Ce sont les forces de la résistance face au changement. Il y a effectivement un reflexe naturel qui est celui de craindre le changement. Les gens sont habitués à une certaine façon de faire, à des choses, et nous on reparle de pédagogie, de communication. Si on revient à la question du dialectal (et ce qu’elle a fait comme bruit), la problématique porte sur comment assurer une transition entre le capital linguistique acquis par l’enfant dans sa famille et l’apprentissage à l’école, comment assurer la transition en douceur, c’est ça la problématique, elle est pédagogique et non pas politique ni idéologique. Ce que je voulais, c’est formaliser la démarche. Et on m’a ramené des enseignants qui faisaient un travail magnifique, comme une au Sud qui avait une licence en tamazight et avait un corpus pour expliquer des choses en targui, en arabe, en kabyle, en français… personne ne le lui a demandé. C’est ce qui est intéressant avec les enseignants. On encourage l’innovation pour peu que ça serve l’enfant, la réussite.
Dans votre démarche de réforme, avez-vous senti que vous étiez soutenue par le gouvernement ? On a l’impression qu’il y a une forme d’hésitation chez le gouvernement, à chaque fois il tente de rassurer…

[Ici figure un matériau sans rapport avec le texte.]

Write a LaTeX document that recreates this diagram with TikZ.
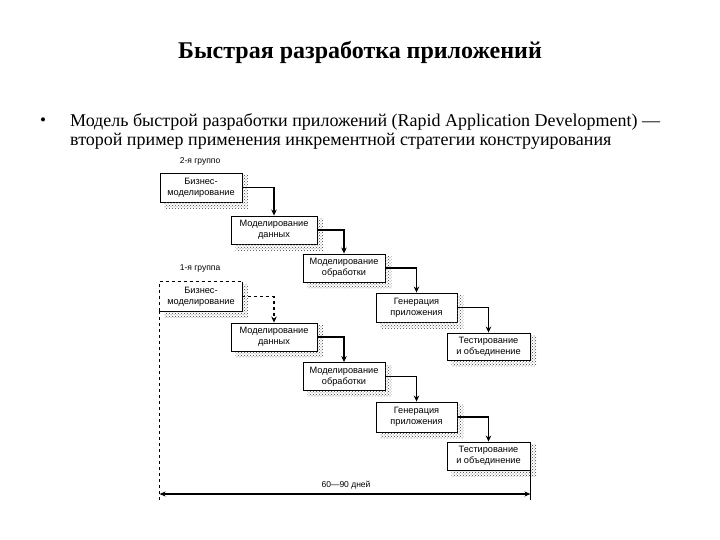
\documentclass[tikz,border=0pt]{standalone}
\usepackage{fontspec}
\setmainfont{Liberation Serif}
\newfontfamily\diagfont{Liberation Sans}
\usetikzlibrary{arrows.meta,patterns}
\newcommand\boxshadow[1]{%
  \fill[pattern=crosshatch dots, pattern color=black!75] ([yshift=-3pt]#1.north east) rectangle ([xshift=6pt,yshift=-6pt]#1.south east);
  \fill[pattern=crosshatch dots, pattern color=black!75] ([xshift=5pt]#1.south west) rectangle ([yshift=-6pt]#1.south east);
}
\begin{document}
\begin{tikzpicture}[x=1pt,y=-1pt,
  box/.style={draw, line width=0.9pt, align=center, inner sep=1pt,
    font=\diagfont\fontsize{9.2}{10.8}\selectfont},
  conn/.style={line width=1.3pt, -{Stealth[length=6pt,width=5.5pt]}},
  lbl/.style={font=\diagfont\fontsize{8.5}{10}\selectfont},
]
\useasboundingbox (0,0) rectangle (720,540);
% title and text
\node[font=\bfseries\fontsize{24}{28}\selectfont] (title) at (360,52) {Быстрая разработка приложений};
\node[font=\fontsize{17}{20}\selectfont] (bul) at (43,122) {•};
\node[anchor=base west, inner sep=0pt, font=\fontsize{18}{20}\selectfont] (t1) at (70,127)
  {Модель быстрой разработки приложений (Rapid Application Development) —};
\node[anchor=base west, inner sep=0pt, font=\fontsize{18}{20}\selectfont] (t2) at (70,146)
  {второй пример применения инкрементной стратегии конструирования};
% group labels
\node[lbl] (g2) at (200,161) {2-я группо};
\node[lbl] (g1) at (200,268) {1-я группа};
% group 2
\node[box, minimum width=82pt, minimum height=29pt] (A1) at (201,187.5) {Бизнес-\\моделирование};
\node[box, minimum width=86pt, minimum height=28pt] (A2) at (274,230) {Моделирование\\данных};
\node[box, minimum width=82pt, minimum height=28pt] (A3) at (344,268) {Моделирование\\обработки};
\node[box, minimum width=81pt, minimum height=29pt] (A4) at (416.5,307.5) {Генерация\\приложения};
\node[box, minimum width=83pt, minimum height=27pt] (A5) at (488.5,346.5) {Тестирование\\и объединение};
% group 1
\node[box, draw=none, minimum width=82pt, minimum height=29pt] (B1) at (201,296.5) {Бизнес-\\моделирование};
\draw[line width=0.9pt, dashed] (B1.south west) -- (B1.north west) -- (B1.north east);
\draw[line width=0.9pt] (B1.north east) -- (B1.south east) -- (B1.south west);
\node[box, minimum width=86pt, minimum height=28pt] (B2) at (274,337) {Моделирование\\данных};
\node[box, minimum width=82pt, minimum height=28pt] (B3) at (344,376.5) {Моделирование\\обработки};
\node[box, minimum width=81pt, minimum height=30pt] (B4) at (416.5,417) {Генерация\\приложения};
\node[box, minimum width=83pt, minimum height=28pt] (B5) at (488.5,456) {Тестирование\\и объединение};
\foreach \n in {A1,A2,A3,A4,A5,B1,B2,B3,B4,B5} {\boxshadow{\n}}
% connectors
\draw[conn] (A1.east) -| (A2.north);
\draw[conn] (A2.east) -| (A3.north);
\draw[conn] (A3.east) -| (A4.north);
\draw[conn] (A4.east) -| (A5.north);
\draw[conn, dashed] (B1.east) -| (B2.north);
\draw[conn] (B2.east) -| (B3.north);
\draw[conn] (B3.east) -| (B4.north);
\draw[conn] (B4.east) -| (B5.north);
% duration
\coordinate (bl) at (B1.west |- 0,500);
\coordinate (br) at (B5.east |- 0,500);
\draw[line width=1pt, dashed] (B1.south west) -- (bl);
\draw[line width=1pt] (B5.south east) -- (br);
\draw[line width=1.3pt, {Stealth[length=6pt,width=5pt]}-{Stealth[length=6pt,width=5pt]}] (B1.west |- 0,494) -- (B5.east |- 0,494);
\node[lbl] (dur) at (346,485) {60—90 дней};
\end{tikzpicture}
\end{document}
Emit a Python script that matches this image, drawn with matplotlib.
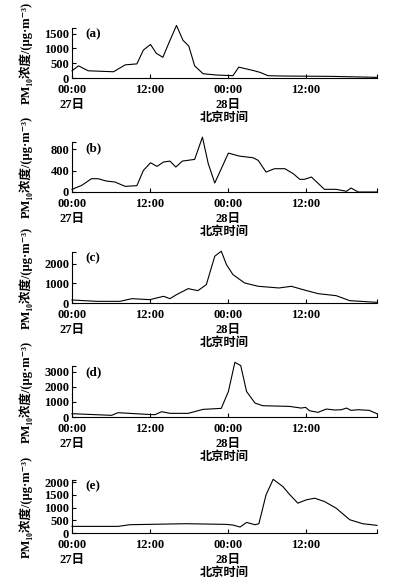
import matplotlib
matplotlib.use("Agg")
import matplotlib.pyplot as plt

plt.rcParams['font.family'] = ['Liberation Serif', 'Noto Sans CJK SC', 'DejaVu Sans']
plt.rcParams['font.weight'] = 'bold'

# hours since 00:00 on the 27th, PM10 concentration (ug/m3)
hours_a = [0, 1, 2.5, 6.4, 8.2, 10, 11, 12.1, 13, 14, 15, 16.1, 17.1, 18, 18.9, 20.2,
           22.3, 24.8, 25.7, 27.9, 29, 30.2, 32.5, 40, 47]
pm_a = [244, 411, 244, 211, 444, 477, 944, 1133, 833, 700, 1221, 1776, 1277, 1077, 411, 144,
        100, 78, 367, 255, 189, 78, 67, 55, 22]

hours_b = [0, 1.5, 3, 4, 5.3, 6.6, 8.2, 10, 11, 12.1, 13.1, 14.1, 15.1, 16, 17, 18.9, 20.1,
           21, 22, 24.1, 25.8, 27.9, 28.7, 29.9, 31.2, 32.8, 34.1, 35.1, 35.8, 36.9, 38.9,
           40.7, 42.3, 43, 44.1, 47]
pm_b = [50, 125, 250, 250, 206, 188, 106, 119, 406, 550, 481, 563, 581, 469, 581, 613, 1031,
        531, 169, 731, 675, 644, 594, 375, 438, 438, 344, 238, 238, 281, 50,
        50, 13, 75, 0, 0]

hours_c = [0, 3.8, 7.4, 9.2, 12, 14.1, 15.1, 16.1, 17.9, 19.4, 20.7, 22, 23, 23.8, 24.8,
           26.6, 28.7, 31.9, 33.8, 35.6, 37.9, 40.7, 42.8, 47]
pm_c = [154, 85, 85, 222, 171, 342, 222, 427, 735, 632, 940, 2394, 2650, 1966, 1453,
        1026, 855, 769, 855, 684, 479, 376, 120, 34]

hours_d = [0, 6.1, 7.1, 11.5, 12.8, 13.8, 15.1, 17.9, 20.2, 23, 24.1, 25.1, 26, 26.9, 28.2,
           29.4, 33.5, 35.3, 36, 36.6, 37.9, 39.2, 40.5, 41.5, 42.3, 43, 44.1, 45.8, 47]
pm_d = [219, 110, 285, 175, 153, 350, 241, 241, 504, 570, 1686, 3614, 3395, 1686, 920,
        745, 701, 591, 635, 416, 307, 526, 460, 482, 591, 438, 482, 438, 219]

hours_e = [0, 7.1, 8.9, 14.6, 17.6, 23.8, 24.8, 25.9, 26.9, 28.2, 28.8, 29.9, 31, 32.5,
           33.5, 34.8, 36.1, 37.4, 38.9, 40.7, 42.8, 44.8, 47]
pm_e = [261, 261, 327, 353, 366, 340, 314, 235, 418, 327, 366, 1503, 2117, 1830,
        1529, 1176, 1307, 1372, 1242, 980, 523, 366, 301]

panels = ['(a)', '(b)', '(c)', '(d)', '(e)']
series = [(hours_a, pm_a), (hours_b, pm_b), (hours_c, pm_c), (hours_d, pm_d), (hours_e, pm_e)]
yticks = [[0, 500, 1000, 1500], [0, 400, 800], [0, 1000, 2000],
          [0, 1000, 2000, 3000], [0, 500, 1000, 1500, 2000]]
ytops = [1690, 940, 2610, 3370, 2090]
xtick_pos = [0, 12, 24, 36, 47]
xtick_labels = ['00:00\n27日', '12:00', '00:00\n28日', '12:00', '']
ylabel = 'PM₁₀浓度/(μg·m⁻³)'

W, H = 394, 578
fig = plt.figure(figsize=(W / 100, H / 100), dpi=100)

# axes boxes in pixels: (bottom y, top y)
boxes = [(78, 28), (192, 142), (303, 252), (417, 366), (533, 480)]
left_px, right_px = 72, 377

for i in range(5):
    yb, yt = boxes[i]
    ax = fig.add_axes([left_px / W, 1 - yb / H, (right_px - left_px) / W, (yb - yt) / H])
    x, y = series[i]
    ax.plot(x, y, color='black', lw=0.8, clip_on=False)
    ax.set_xlim(0, 47)
    ax.set_ylim(0, ytops[i])
    ax.set_xticks(xtick_pos)
    ax.set_xticklabels(xtick_labels, fontsize=9, fontweight='bold', linespacing=1.3)
    ax.set_yticks(yticks[i] + [ytops[i]])
    ax.set_yticklabels([str(v) for v in yticks[i]] + [''], fontsize=9, fontweight='bold')
    ax.tick_params(direction='in', length=3, width=0.8)
    ax.tick_params(axis='x', pad=4.5)
    ax.tick_params(axis='y', pad=2)
    ax.spines['top'].set_visible(False)
    ax.spines['right'].set_visible(False)
    ax.spines['left'].set_linewidth(0.8)
    ax.spines['bottom'].set_linewidth(0.8)
    ax.set_ylabel(ylabel, fontsize=9, fontweight='bold')
    ax.yaxis.set_label_coords(-39 / (right_px - left_px), 0.5)
    ax.set_xlabel('北京时间', fontsize=8.8, fontweight='bold')
    ax.xaxis.set_label_coords(0.5, -34 / (yb - yt))
    ax.xaxis.label.set_verticalalignment('top')
    ax.text(0.045, 0.88, panels[i], transform=ax.transAxes, fontsize=9.5,
            fontweight='bold', va='center', ha='left')

fig.savefig('out.png', dpi=100)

En toute sincérité, je n’aurais pas pu avancer si je n’ avais pas le soutien du gouvernement, du Premier ministre et des plus hautes autorités de l’État. Parce que dans un système éducatif, il n’y a pas pire que de laisser les choses en l’état. Ça n’existe pas, soit vous reculez, soit vous avancez. Il est vrai qu’il y avait un environnement, un contexte. Il y a très peu d’organisations qui se sont élevées pour lutter contre la “ataba”. Que les probabilités ne soient pas enseignées, cela n’a dérangé personne. Ce qui fait que le taux d’échec en première année à l’université s’explique aussi par cela. J’ai l’impression qu’il y avait un phénomène de banalisation. On est habitué, on est juste content quand il n’y a pas de grèves. Mais c’est insuffisant. On est content que l’enfant ait son enseignant. Aujourd’hui, la société est exigeante et j’encourage l’exigence, sinon il n’y aura pas d’amélioration. Encourager l’exigence et répondre à la demande des parents, c’est de leur dire oui je ne me contente pas d’assurer une place pédagogique à votre enfant, mais je vais tenter d’assurer son épanouissement en faisant en sorte que ses compétences puissent êtres valorisées à travers la didactique des disciplines, l’attitude que l’enseignant doit avoir. S’il y a un secteur où il faut une formation permanente, c’est le secteur de l’éducation. Il y a des avancées continuelles et si on ne développe pas une attitude critique par rapport à sa pratique, une attitude critique chez l’enseignant, vous gagnerez sur les trente années à venir. L’enseignant saura sa mesure. Se satisfaire de la réussite de quatre élèves dans une classe alors que le gros de la troupe a échoué, c’est un aveu d’échec, de l’inconscience. Nous sommes là pour faire réussir les enfants. Il y a des compétences diversifiées, on doit les accompagner et on doit valoriser la formation professionnelle. L’éducation nationale, avec ses 400 000 enseignants, a un boulot monstrueux à mener, il y a tout un programme, mais on est obligé d’élaborer des priorités et dans nos priorités, c’est la remédiation pédagogique. Notre priorité, remédier au taux de redoublement catastrophique et au taux d’abandon. Quand vous vous sentez mal dans votre classe, quand vous allez à l’école juste pour qu’on vous stigmatise, vous préparez le lit à tout ça. Mais si on a une approche pédagogique, on change la posture chez l’enseignant où son objectif est d’identifier non seulement vos incompétences, mais aussi vos compétences.